In this one scene, we are introduced to several real-world phenomena: coerced confessions, the incredible power of the prosecutor, the secretive nature of plea bargaining (which has recently been highlighted in the case of pedophile Jeffrey Epstein), the understanding among defense attorneys that the courts are not guarantors of justice for the wrongly convicted, but rather often rubber stamps for the prosecutor’s decision. This depiction also stands in direct contrast to shows like Law & Order and its progeny (which run ceaselessly in reruns). As I document in my research in an upcoming article, Public Perception of Plea Bargaining (forthcoming in the American Journal of Criminal Law), generally on these shows, the defendant, faced with overwhelming evidence of his guilt and his own nagging conscience about his participation in the crime, agrees to meet with the prosecutor – usually in his holding cell, where he awaits trial. His lawyer either 1) secures a promise of leniency from the prosecutors before allowing his client to talk, or 2) makes a vain attempt to coax his foolish client into silence before the client spills the beans. Either way, the defendant confesses, shares relevant information with the prosecutor about the crime and, in return, receives a punishment that is less than what he faced at trial, but nothing he is happy about. Everybody wins, including society, which benefits by the defendant receiving a harsh sentence, though somewhat more lenient than what he would have received after losing at trial. The prosecutors benefit by securing important information to help them fight crime, solve the murder and put away an even worse bad guy. This scenario largely repeats itself on network television
So why does it matter that Proven Innocent gives us a new take on plea bargaining and criminal justice more broadly? There is evidence that pop culture can impact public views on crime and law enforcement. Studies demonstrate that the public relies on television as its primary source for information on the legal system, and Americans form opinions about the justice system based on portrayals on television. One recent study found that exposure to Law & Order: SVU among college students was associated with a better understanding of rape myths.

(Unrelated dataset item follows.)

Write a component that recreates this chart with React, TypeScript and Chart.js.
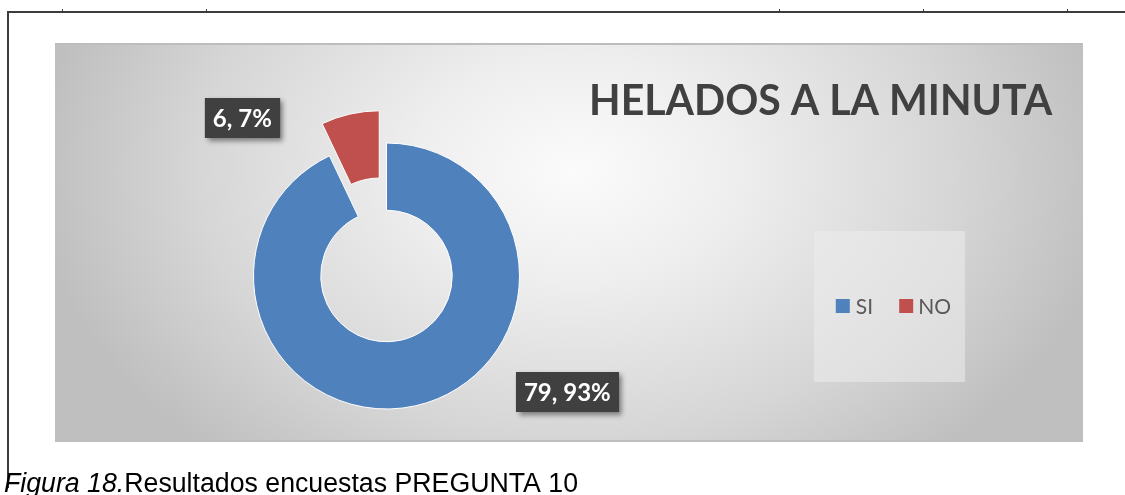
import React, { useEffect, useRef } from 'react';
import { Chart, registerables } from 'chart.js';

Chart.register(...registerables);

// ---- data ----
const categories: string[] = ['SI', 'NO'];
const values: number[] = [79, 6];
const sliceColors: string[] = ['#4F81BD', '#C0504D'];
const chartTitle = 'HELADOS A LA MINUTA';
const captionItalic = 'Figura 18.';
const captionRegular = 'Resultados encuestas PREGUNTA 10';

// ---- styling / layout ----
const explodeDist: number[] = [0, 33];
const labelDx: number[] = [181, -144];
const labelDy: number[] = [116, -158];

const W = 1125;
const H = 495;
const panel = { x0: 55, y0: 43, x1: 1083, y1: 442 };

function fitText(ctx: CanvasRenderingContext2D, text: string, left: number, baseline: number, target: number) {
  const m = ctx.measureText(text);
  const ink = m.actualBoundingBoxLeft + m.actualBoundingBoxRight;
  const s = target / ink;
  ctx.save();
  ctx.translate(left, baseline);
  ctx.scale(s, 1);
  ctx.textAlign = 'left';
  ctx.textBaseline = 'alphabetic';
  ctx.fillText(text, m.actualBoundingBoxLeft, 0);
  ctx.restore();
}

export default function App() {
  const ref = useRef<HTMLCanvasElement>(null);

  useEffect(() => {
    const canvas = ref.current!;
    const total = values.reduce((a, b) => a + b, 0);

    const pagePlugin = {
      id: 'pagePlugin',
      afterDatasetsUpdate(chart: any) {
        const meta = chart.getDatasetMeta(0);
        meta.data.forEach((arc: any, i: number) => {
          const d = explodeDist[i];
          if (!d) return;
          const half = (arc.startAngle + arc.endAngle) / 2;
          arc.x += Math.cos(half) * d;
          arc.y += Math.sin(half) * d;
        });
      },
      beforeDraw(chart: any) {
        const ctx: CanvasRenderingContext2D = chart.ctx;
        ctx.save();
        ctx.fillStyle = '#ffffff';
        ctx.fillRect(0, 0, W, H);

        // page lines
        ctx.fillStyle = '#3c3c3c';
        ctx.fillRect(7, 11, W - 7, 2);
        ctx.fillRect(7, 11, 2, 477);
        [62, 206, 779, 923, 1067].forEach((x) => ctx.fillRect(x, 9, 1, 3));

        // panel gradient
        const cx = 575, cy = 170, rx = 540, ry = 380;
        ctx.save();
        ctx.beginPath();
        ctx.rect(panel.x0, panel.y0, panel.x1 - panel.x0, panel.y1 - panel.y0);
        ctx.clip();
        ctx.translate(cx, cy);
        ctx.scale(1, ry / rx);
        const g = ctx.createRadialGradient(0, 0, 0, 0, 0, rx);
        g.addColorStop(0, '#fbfbfb');
        g.addColorStop(0.3, '#eeeeee');
        g.addColorStop(0.7, '#d6d6d6');
        g.addColorStop(1, '#bfbfbf');
        ctx.fillStyle = g;
        ctx.fillRect(-2000, -2000, 4000, 4000);
        ctx.restore();
        ctx.fillStyle = '#bdbdbd';
        ctx.fillRect(panel.x0, panel.y0, panel.x1 - panel.x0, 2);
        ctx.fillRect(panel.x0, panel.y1 - 2, panel.x1 - panel.x0, 2);

        // title
        ctx.fillStyle = '#404040';
        ctx.font = 'bold 42px Lato';
        fitText(ctx, chartTitle, 592, 115, 461);

        // legend box
        ctx.fillStyle = 'rgba(236,236,236,0.55)';
        ctx.fillRect(814, 231, 151, 151);
        ctx.font = '21px Lato';
        const sq = 14, gapT = 6, gapItem = 28;
        const widths = categories.map((c) => {
          const m = ctx.measureText(c);
          return m.actualBoundingBoxLeft + m.actualBoundingBoxRight;
        });
        const rowW = widths.reduce((a, w) => a + sq + gapT + w, 0) + gapItem * (categories.length - 1);
        let x = 893 - rowW / 2;
        const rowMid = 306;
        categories.forEach((c, i) => {
          ctx.fillStyle = sliceColors[i];
          ctx.fillRect(x, rowMid - sq / 2, sq, sq);
          x += sq + gapT;
          ctx.fillStyle = '#595959';
          ctx.textBaseline = 'alphabetic';
          const m = ctx.measureText(c);
          ctx.fillText(c, x + m.actualBoundingBoxLeft, rowMid + 7.5);
          x += widths[i] + gapItem;
        });
        ctx.restore();
      },
      afterDraw(chart: any) {
        const ctx: CanvasRenderingContext2D = chart.ctx;
        const meta = chart.getDatasetMeta(0);
        const center = meta.data[0];
        ctx.save();
        ctx.font = 'bold 24px Lato';
        values.forEach((v, i) => {
          const pct = Math.round((v / total) * 100);
          const text = `${v}, ${pct}%`;
          const m = ctx.measureText(text);
          const ink = m.actualBoundingBoxLeft + m.actualBoundingBoxRight;
          const bw = ink + 18, bh = 40;
          const lx = center.x + labelDx[i];
          const ly = center.y + labelDy[i];
          ctx.save();
          ctx.shadowColor = 'rgba(0,0,0,0.45)';
          ctx.shadowBlur = 5;
          ctx.shadowOffsetX = 3;
          ctx.shadowOffsetY = 3;
          ctx.fillStyle = '#404040';
          ctx.fillRect(lx - bw / 2, ly - bh / 2, bw, bh);
          ctx.restore();
          ctx.fillStyle = '#ffffff';
          ctx.textBaseline = 'alphabetic';
          ctx.fillText(text, lx - ink / 2 + m.actualBoundingBoxLeft, ly + 9);
        });

        // caption
        ctx.fillStyle = '#000000';
        const fsz = 27;
        ctx.font = `italic ${fsz}px "Liberation Sans"`;
        const w1 = ctx.measureText(captionItalic).width;
        ctx.font = `${fsz}px "Liberation Sans"`;
        const w2 = ctx.measureText(captionRegular).width;
        const s = 574 / (w1 + w2);
        ctx.translate(4, 492);
        ctx.scale(s, 1);
        ctx.font = `italic ${fsz}px "Liberation Sans"`;
        ctx.fillText(captionItalic, 0, 0);
        ctx.font = `${fsz}px "Liberation Sans"`;
        ctx.fillText(captionRegular, w1, 0);
        ctx.restore();
      },
    };

    const chart = new Chart(canvas, {
      type: 'doughnut',
      data: {
        labels: categories,
        datasets: [
          {
            data: values,
            backgroundColor: sliceColors,
            borderColor: '#ffffff',
            borderWidth: 1,
          },
        ],
      },
      options: {
        responsive: false,
        animation: false,
        events: [],
        radius: 133,
        cutout: 67,
        layout: { padding: { left: 240, right: 592, top: 140, bottom: 83 } },
        plugins: {
          legend: { display: false },
          title: { display: false },
          tooltip: { enabled: false },
        },
      } as any,
      plugins: [pagePlugin],
    });
    return () => chart.destroy();
  }, []);

  return (
    <div style={{ position: 'fixed', left: 0, top: 0, width: W, height: H }}>
      <canvas ref={ref} width={W} height={H} style={{ display: 'block' }} />
    </div>
  );
}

With plea bargaining there are few avenues for the public to get contradicting information to what they see on television legal dramas because the practice is conducted almost entirely in private between the prosecutor and defense attorney. Plea bargaining is by its very nature a shrouded experience; plea negotiations occur off-the-record, away from the judge, public and most times, even the defendant. While members of the public may serve on juries or watch real jury trials from start to finish in person or on Court TV, they have no such opportunity to witness plea bargaining. Even citizens who are committed to engaging in the court system – for instance, those participating in Court Watching programs, will only get to see a sliver of the negotiations. More importantly, individuals who have been defendants in criminal cases may not have a good sense of how their own plea negotiations went, given that the process is so lawyer-driven. For this reason, compared to other legal practices, plea bargaining narratives found in legal procedurals are even more influential on public perceptions.
There is very little information about how the public perceives the plea system, which now encompasses the entirety of the criminal justice system. While podcasts, like Season 3 of Serial, or documentaries, like Making a Murderer, provide some window into the criminal system, realistic depictions of plea bargaining in mass media are rare. But such representations may be a first step in helping the public understand the realities of this vast and often problematic system.